Security forces in Bahrain have been raiding dozens of homes each day since April, arbitrarily arresting young men, and torturing them to force confessions to some crime, a local rights group said on Tuesday.
Plainclothes police, some of them dressed in neon-colored vests and black ski masks, knocked down doors of houses in at least 10 villages across the tiny Gulf monarchy on Monday and arrested several people, Yousif al-Muhafda, deputy-head of the Bahrain Center for Human Rights (BCHR), said.
In the latest home invasions on Tuesday, Muhafda documented raids in at least four villages including al-Shakhtoura, Sehla, Nabi Saleh and Ma’ameer with a number of arrests.
“In one day, there are at least 30-35 house raids,” the rights activist told Al-Akhbar.
“Many times they aren’t looking for specific people. They just storm a house and ask the family if they have any young men,” Muhafda added.
In a period of five days from July 17 – 21, the BCHR documented over 60 arrests, 140 injuries from birdshot, and 150 house raids.
Hundreds of others have been arrested in a recent escalation of house raids, which began during a massive crackdown on activists ahead of the Formula One Grand Prix in the capital Manama in April.
Some of those taken into custody included persons with physical and mental disabilities. For example, Qassem Ghaloum Ahmad, who suffers from a mental disability, was detained last week in arbitrary arrests. Before him, security forces had arrested blind and deaf youths.
“Bahrain is now living under martial law,” Muhafda said. “The house raids never stop. For 24 hours yesterday (Monday), they went from one village to to the next.”

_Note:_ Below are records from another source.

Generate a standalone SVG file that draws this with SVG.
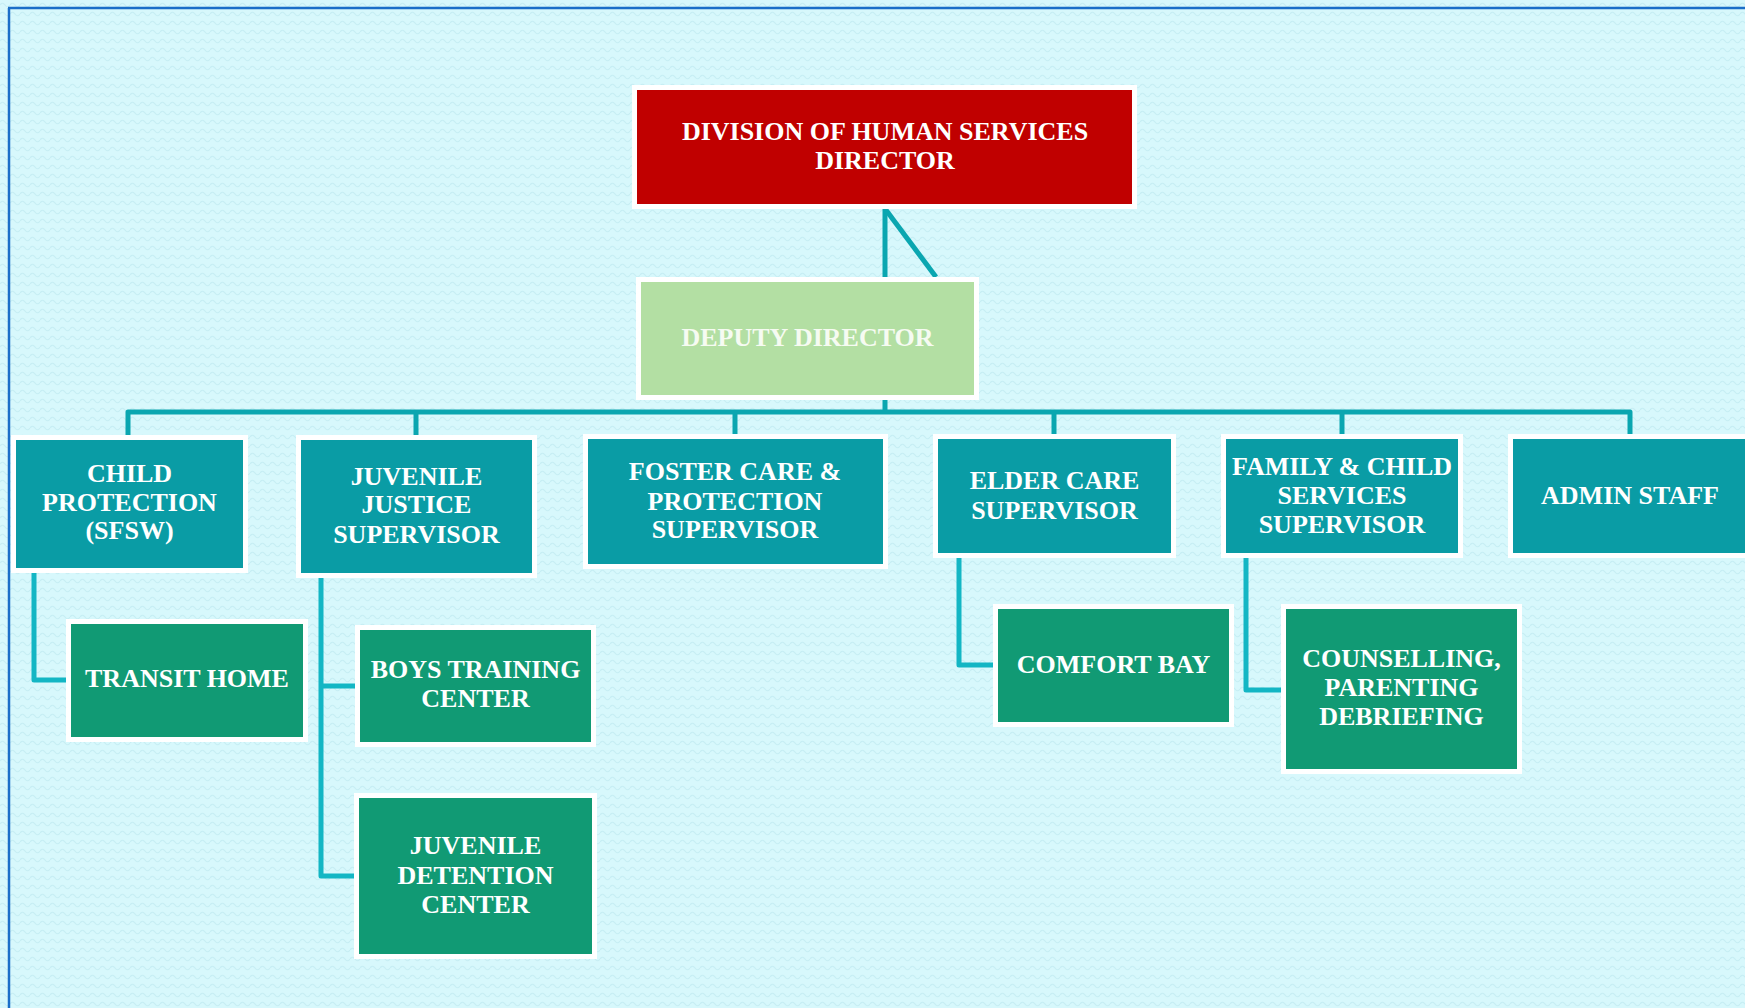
<svg xmlns="http://www.w3.org/2000/svg" width="1745" height="1008" viewBox="0 0 1745 1008">
  <defs>
    <pattern id="wave" x="0" y="0" width="10" height="9" patternUnits="userSpaceOnUse">
      <rect width="10" height="9" fill="#d7f8fc"/>
      <path d="M0,5 Q2.5,1.5 5,5 T10,5" fill="none" stroke="#c6eef4" stroke-width="1.2"/>
    </pattern>
    <style>
      .box { stroke: #ffffff; stroke-width: 5; }
      .teal { fill: #0a9ca5; }
      .green { fill: #119a74; }
      .red { fill: #c00000; }
      .lime { fill: #b3dfa3; }
      .t { font-family: "Liberation Serif", "Times New Roman", serif; font-weight: bold; font-size: 26px; fill: #ffffff; text-anchor: middle; }
      .conn { fill: none; stroke: #0aa6b0; stroke-width: 5; stroke-linejoin: round; }
      .sub { fill: none; stroke: #13b6c4; stroke-width: 5; stroke-linejoin: round; }
    </style>
  </defs>

  <rect x="0" y="0" width="1745" height="1008" fill="url(#wave)"/>
  <path d="M8,8 H1745" stroke="#1b6ec8" stroke-width="2.5"/>
  <path d="M9,8 V1008" stroke="#1b6ec8" stroke-width="2.5"/>

  <g id="connectors">
    <path class="conn" d="M885,209 V277"/>
    <path class="conn" d="M886,210 L936,277"/>
    <path class="conn" d="M885,400 V412"/>
    <path class="conn" d="M128,436 V412 H1630 V436"/>
    <path class="conn" d="M416,412 V436"/>
    <path class="conn" d="M735,412 V435"/>
    <path class="conn" d="M1054,412 V435"/>
    <path class="conn" d="M1342,412 V435"/>
    <path class="sub" d="M34,573 V680 H67"/>
    <path class="sub" d="M321,578 V876 H355"/>
    <path class="sub" d="M321,686 H356"/>
    <path class="sub" d="M959,558 V665 H994"/>
    <path class="sub" d="M1246,558 V690 H1282"/>
  </g>

  <g id="director">
    <rect class="box red" x="634.5" y="87.5" width="500" height="119"/>
    <text class="t" x="885" y="140">DIVISION OF HUMAN SERVICES</text>
    <text class="t" x="885" y="169">DIRECTOR</text>
  </g>

  <g id="deputy">
    <rect class="box lime" x="638.5" y="279.5" width="338" height="118"/>
    <text class="t" x="807.5" y="346" style="fill:#f6fbf2">DEPUTY DIRECTOR</text>
  </g>

  <g id="child-protection">
    <rect class="box teal" x="13.5" y="437.5" width="232" height="133"/>
    <text class="t" x="129.5" y="482">CHILD</text>
    <text class="t" x="129.5" y="511">PROTECTION</text>
    <text class="t" x="129.5" y="539">(SFSW)</text>
  </g>

  <g id="juvenile-justice">
    <rect class="box teal" x="298.5" y="437.5" width="236" height="138"/>
    <text class="t" x="416.5" y="485">JUVENILE</text>
    <text class="t" x="416.5" y="513">JUSTICE</text>
    <text class="t" x="416.5" y="543">SUPERVISOR</text>
  </g>

  <g id="foster-care">
    <rect class="box teal" x="585.5" y="436.5" width="300" height="130"/>
    <text class="t" x="735" y="480">FOSTER CARE &amp;</text>
    <text class="t" x="735" y="510">PROTECTION</text>
    <text class="t" x="735" y="538">SUPERVISOR</text>
  </g>

  <g id="elder-care">
    <rect class="box teal" x="935.5" y="436.5" width="238" height="119"/>
    <text class="t" x="1054.5" y="489">ELDER CARE</text>
    <text class="t" x="1054.5" y="519">SUPERVISOR</text>
  </g>

  <g id="family-child">
    <rect class="box teal" x="1223.5" y="436.5" width="237" height="119"/>
    <text class="t" x="1342" y="475">FAMILY &amp; CHILD</text>
    <text class="t" x="1342" y="504">SERVICES</text>
    <text class="t" x="1342" y="533">SUPERVISOR</text>
  </g>

  <g id="admin-staff">
    <rect class="box teal" x="1510.5" y="436.5" width="240" height="119"/>
    <text class="t" x="1630" y="504">ADMIN STAFF</text>
  </g>

  <g id="transit-home">
    <rect class="box green" x="68.5" y="621.5" width="237" height="118"/>
    <text class="t" x="187" y="687">TRANSIT HOME</text>
  </g>

  <g id="boys-training">
    <rect class="box green" x="357.5" y="627.5" width="236" height="117"/>
    <text class="t" x="475.5" y="678">BOYS TRAINING</text>
    <text class="t" x="475.5" y="707">CENTER</text>
  </g>

  <g id="juvenile-detention">
    <rect class="box green" x="356.5" y="795.5" width="238" height="161"/>
    <text class="t" x="475.5" y="854">JUVENILE</text>
    <text class="t" x="475.5" y="884">DETENTION</text>
    <text class="t" x="475.5" y="913">CENTER</text>
  </g>

  <g id="comfort-bay">
    <rect class="box green" x="995.5" y="606.5" width="236" height="118"/>
    <text class="t" x="1113.5" y="673">COMFORT BAY</text>
  </g>

  <g id="counselling">
    <rect class="box green" x="1283.5" y="606.5" width="236" height="165"/>
    <text class="t" x="1401.5" y="667">COUNSELLING,</text>
    <text class="t" x="1401.5" y="696">PARENTING</text>
    <text class="t" x="1401.5" y="725">DEBRIEFING</text>
  </g>
</svg>
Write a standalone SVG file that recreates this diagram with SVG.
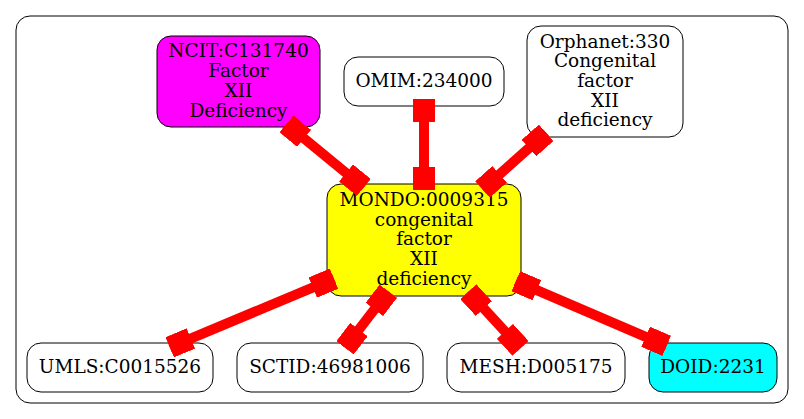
<svg xmlns="http://www.w3.org/2000/svg" width="804" height="419" viewBox="0 0 804 419">
<style>
.node rect{stroke:#000;stroke-width:1;}
.lbl{font-family:"DejaVu Serif","Liberation Serif",serif;font-size:18.5px;text-anchor:middle;fill:#000;}
.edge{stroke:#ff0000;stroke-width:10;fill:none;marker-start:url(#box);marker-end:url(#box);}
</style>
<defs>
<marker id="box" markerUnits="userSpaceOnUse" viewBox="-23 -11 23 22" refX="0" refY="0" markerWidth="23" markerHeight="22" orient="auto-start-reverse">
<rect x="-23" y="-11" width="23" height="22" fill="#ff0000"/>
</marker>
</defs>
<rect width="804" height="419" fill="#fff"/>
<rect id="cluster" x="16" y="16" width="772" height="387" rx="14" fill="#fff" stroke="#000" stroke-width="1"/>
<g id="ncit" class="node"><rect x="157" y="36" width="163" height="91" rx="14" fill="#ff00ff"/>
<text class="lbl" x="238.5" y="57.4">NCIT:C131740</text><text class="lbl" x="238.5" y="77.1">Factor</text><text class="lbl" x="238.5" y="96.8">XII</text><text class="lbl" x="238.5" y="116.5">Deficiency</text></g>
<g id="omim" class="node"><rect x="344" y="57" width="160" height="49" rx="14" fill="#fff"/>
<text class="lbl" x="424" y="87">OMIM:234000</text></g>
<g id="orphanet" class="node"><rect x="527" y="26" width="156" height="111" rx="14" fill="#fff"/>
<text class="lbl" x="605" y="47.6">Orphanet:330</text><text class="lbl" x="605" y="67.3">Congenital</text><text class="lbl" x="605" y="87">factor</text><text class="lbl" x="605" y="106.7">XII</text><text class="lbl" x="605" y="126.4">deficiency</text></g>
<g id="mondo" class="node"><rect x="327" y="184" width="194" height="112" rx="14" fill="#ffff00"/>
<text class="lbl" x="424" y="205.9">MONDO:0009315</text><text class="lbl" x="424" y="225.6">congenital</text><text class="lbl" x="424" y="245.3">factor</text><text class="lbl" x="424" y="265">XII</text><text class="lbl" x="424" y="284.7">deficiency</text></g>
<g id="umls" class="node"><rect x="27" y="343" width="186" height="49" rx="14" fill="#fff"/>
<text class="lbl" x="120" y="373">UMLS:C0015526</text></g>
<g id="sctid" class="node"><rect x="237" y="343" width="186" height="49" rx="14" fill="#fff"/>
<text class="lbl" x="330" y="373">SCTID:46981006</text></g>
<g id="mesh" class="node"><rect x="447" y="343" width="178" height="49" rx="14" fill="#fff"/>
<text class="lbl" x="536" y="373">MESH:D005175</text></g>
<g id="doid" class="node"><rect x="649" y="343" width="128" height="49" rx="14" fill="#00ffff"/>
<text class="lbl" x="713" y="373">DOID:2231</text></g>
<g id="connectors">
<line class="edge" x1="424" y1="99" x2="424" y2="190"/>
<line class="edge" x1="286.3" y1="123.8" x2="363.8" y2="187.5"/>
<line class="edge" x1="546.2" y1="132.8" x2="482.5" y2="189.5"/>
<line class="edge" x1="334" y1="278.7" x2="169.7" y2="347.3"/>
<line class="edge" x1="388.3" y1="291.2" x2="345" y2="347.8"/>
<line class="edge" x1="468.3" y1="291.7" x2="520.5" y2="348.3"/>
<line class="edge" x1="515.8" y1="281.2" x2="666.7" y2="345.8"/>
</g>
</svg>
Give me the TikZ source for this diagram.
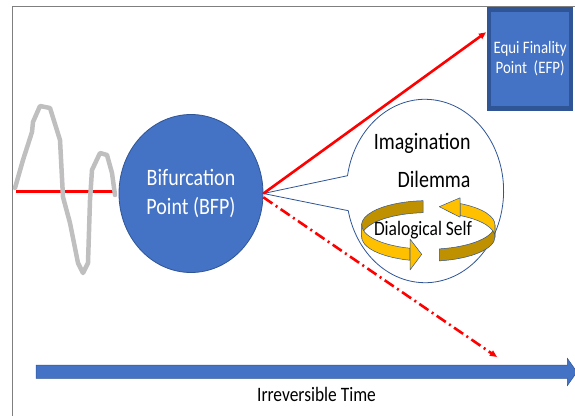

Once arrested, the mostly-young Bahrainis are held in Dry Dock Prison where they are routinely beaten and tortured with no access to family or a lawyer.
Afterwards they are sent to the criminal investigation office where they are blindfolded and asked to sign a document confessing to a crime. If they refuse, or ask to see a lawyer, they are sent back to Dry Dock for more beatings.
Such was the case with prominent activist Naji Fateel who has been imprisoned since May on charges of belonging to a terrorist organization and attending an illegal gathering, Muhafda, who is familiar with the incident, said.
Authorities in western-backed Bahrain have been attempting to crush a popular pro-democracy uprising that erupted in February 2011.
Dozens of protesters have been killed in the crackdown, which saw a Saudi-led Gulf force enter the kingdom in March 2011 to violently suppress protests.
Activists are now calling for a massive demonstration on August 14 inspired by the Egyptian “Tamarod” movement that brought down President Mohammed Mursi earlier this month. The date coincides with Bahrain’s independence day.